Starting April 29, 2025, Gemini 1.5 Pro and Gemini 1.5 Flash models are not available in projects that have no prior usage of these models, including new projects. For details, see Model versions and lifecycle.

Generative AI beginner's guide

This beginner's guide introduces you to the core technologies of generative AI and explains how they fit together to power chatbots and applications. Generative AI (also known as genAI or gen AI) is a field of machine learning (ML) that develops and uses ML models for generating new content.

Generative AI models are often called large language models (LLMs) because of their large size and ability to understand and generate natural language. However, depending on the data that the models are trained on, these models can understand and generate content from multiple modalities, including text, images, videos, and audio. Models that work with multiple modalities of data are called multimodal models.

Google provides the Gemini family of generative AI models designed for multimodal use cases; capable of processing information from multiple modalities, including images, videos, and text.

Content generation

In order for generative AI models to generate content that's useful in real-world applications, they need to have the following capabilities:

Learn how to perform new tasks:

Generative AI models are designed to perform general tasks. If you want a model to perform tasks that are unique to your use case, then you need to be able to customize the model. On Vertex AI, you can customize your model through model tuning.
Access external information:

Generative AI models are trained on vast amounts of data. However, in order for these models to be useful, they need to be able to access information outside of their training data. For example, if you want to create a customer service chatbot that's powered by a generative AI model, the model needs to have access to information about the products and services that you offer. In Vertex AI, you use the grounding and function calling features to help the model access external information.
Block harmful content:

Generative AI models might generate output that you don't expect, including text that's offensive or insensitive. To maintain safety and prevent misuse, the models need safety filters to block prompts and responses that are determined to be potentially harmful. Vertex AI has built-in safety features that promote the responsible use of our generative AI services.

The following diagram shows how these different capabilities work together to generate content that you want:

Generative AI workflow diagram

Prompt

The generative AI workflow typically starts with prompting. A prompt is a natural language request sent to a generative AI model to elicit a response back. Depending on the model, a prompt can contain text, images, videos, audio, documents, and other modalities or even multiple modalities (multimodal).

Creating a prompt to get the desired response from the model is a practice called prompt design. While prompt design is a process of trial and error, there are prompt design principles and strategies that you can use to nudge the model to behave in the desired way.
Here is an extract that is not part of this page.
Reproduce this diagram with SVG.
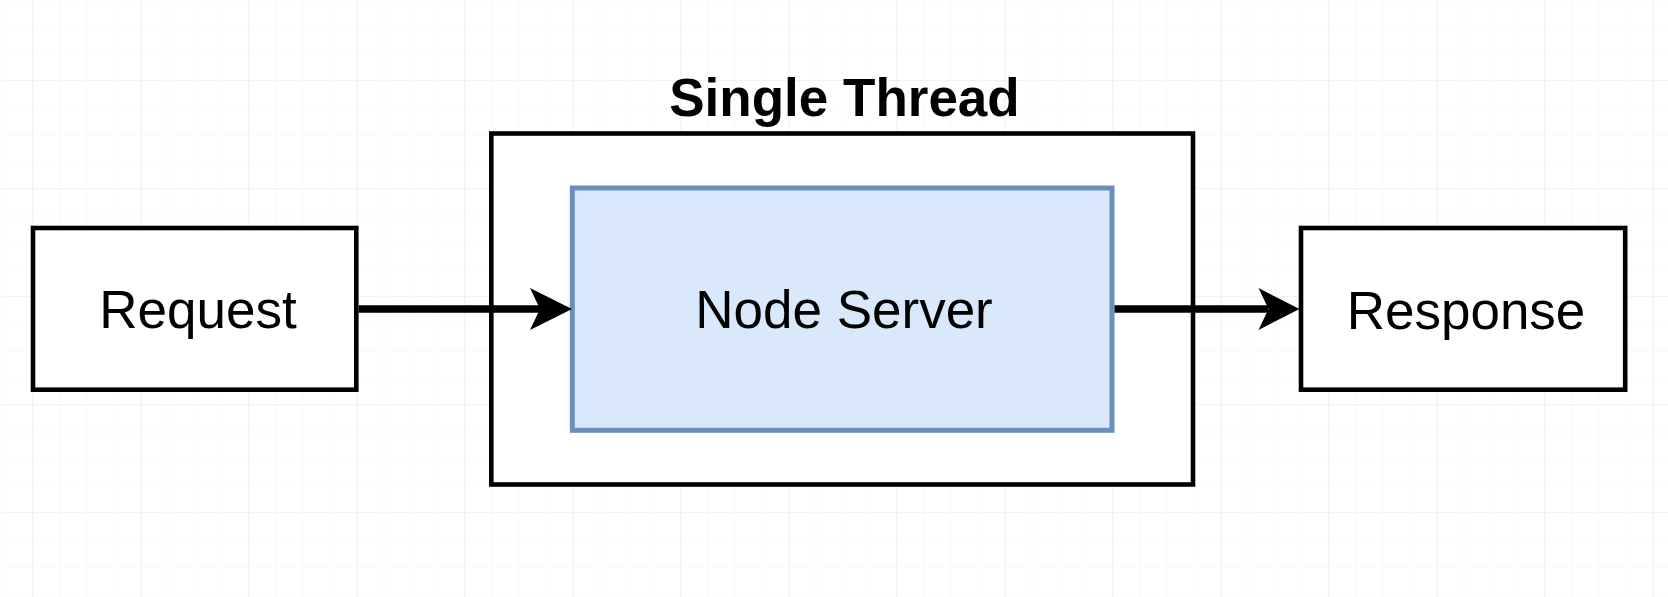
<svg xmlns="http://www.w3.org/2000/svg" width="1668" height="597" viewBox="0 0 1668 597">
  <defs>
    <pattern id="minor" x="5.3" y="-0.7" width="27" height="27" patternUnits="userSpaceOnUse">
      <path d="M0 0 H27 M0 0 V27" fill="none" stroke="#f4f4f4" stroke-width="1"/>
    </pattern>
    <pattern id="major" x="32.3" y="-28" width="108" height="108" patternUnits="userSpaceOnUse">
      <path d="M0 0 H108 M0 0 V108" fill="none" stroke="#e9e9e9" stroke-width="1.2"/>
    </pattern>
  </defs>
  <style>
    .box { fill: #ffffff; stroke: #000000; stroke-width: 4.6; }
    .blue { fill: #dae8fc; stroke: #6c8ebf; stroke-width: 5; }
    .lbl { font-family: "Liberation Sans", Arial, sans-serif; font-size: 53px; fill: #000000; text-anchor: middle; }
    .title { font-family: "Liberation Sans", Arial, sans-serif; font-size: 53px; font-weight: bold; fill: #000000; text-anchor: middle; }
    .edge { fill: none; stroke: #000000; stroke-width: 7.5; }
    .head { fill: #000000; stroke: none; }
  </style>
  <rect width="1668" height="597" fill="#ffffff"/>
  <rect width="1668" height="597" fill="url(#minor)"/>
  <rect width="1668" height="597" fill="url(#major)"/>

  <g id="single-thread">
    <rect class="box" x="491.3" y="133.5" width="701.7" height="351"/>
    <text class="title" x="844.5" y="116">Single Thread</text>
  </g>

  <g id="request">
    <rect class="box" x="33" y="228" width="323.3" height="161.7"/>
    <text class="lbl" x="198" y="328">Request</text>
  </g>

  <g id="node-server">
    <rect class="blue" x="572.3" y="188" width="539.7" height="242.3"/>
    <text class="lbl" x="844" y="328">Node Server</text>
  </g>

  <g id="response">
    <rect class="box" x="1301" y="228" width="324.2" height="161.7"/>
    <text class="lbl" x="1466" y="328.5">Response</text>
  </g>

  <g id="connectors">
    <path class="edge" d="M358.6 309 H540"/>
    <polygon class="head" points="572,309 530,288 540,309 530,330"/>
    <path class="edge" d="M1114.5 309 H1268"/>
    <polygon class="head" points="1299.5,309 1258.5,288 1268.5,309 1258.5,330"/>
  </g>
</svg>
Vertex AI Studio offers a prompt management tool to help you manage your prompts.

Foundation models

Prompts are sent to a generative AI model for response generation. Vertex AI has a variety of generative AI foundation models that are accessible through a managed API, including the following:

Gemini API: Advanced reasoning, multiturn chat, code generation, and multimodal prompts.
Imagen API: Image generation, image editing, and visual captioning.
MedLM: Medical question answering and summarization. (Deprecated)

The models differ in size, modality, and cost. You can explore Google models, as well as open models and models from Google partners, in Model Garden.

Model customization

You can customize the default behavior of Google's foundation models so that they consistently generate the desired results without using complex prompts. This customization process is called model tuning. Model tuning helps you reduce the cost and latency of your requests by allowing you to simplify your prompts.
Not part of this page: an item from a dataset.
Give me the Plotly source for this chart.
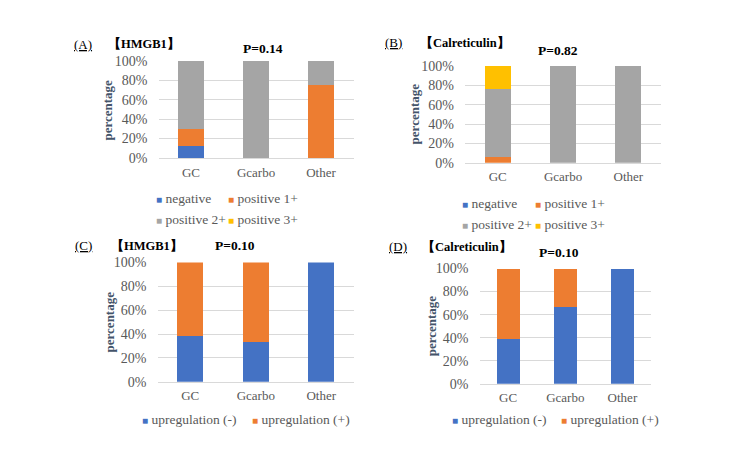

Vertex AI also offers model evaluation tools to help you evaluate the performance of your tuned model. After your tuned model is production-ready, you can deploy it to an endpoint and monitor performance like in standard MLOps workflows.

Access external information

Vertex AI offers multiple ways to give the model access to external APIs and real-time information.

Grounding: Connects model responses to a source of truth, such as your own data or web search, helping to reduce hallucinations.
RAG: Connects models to external knowledge sources, such as documents and databases, to generate more accurate and informative responses.
Function calling: Lets the model interact with external APIs to get real-time information and perform real-world tasks.

Citation check

After the response is generated, Vertex AI checks whether citations need to be included with the response. If a significant amount of the text in the response comes from a particular source, that source is added to the citation metadata in the response.

Responsible AI and safety

The last layer of checks that the prompt and response go through before being returned is the safety filters. Vertex AI checks both the prompt and response for how much the prompt or response belongs to a safety category. If the threshold is exceed for one or more categories, the response is blocked and Vertex AI returns a fallback response.

Response

If the prompt and response passes the safety filter checks, the response is returned. Typically, the response is returned all at once. However, with Vertex AI you can also receive responses progressively as it generates by enabling streaming.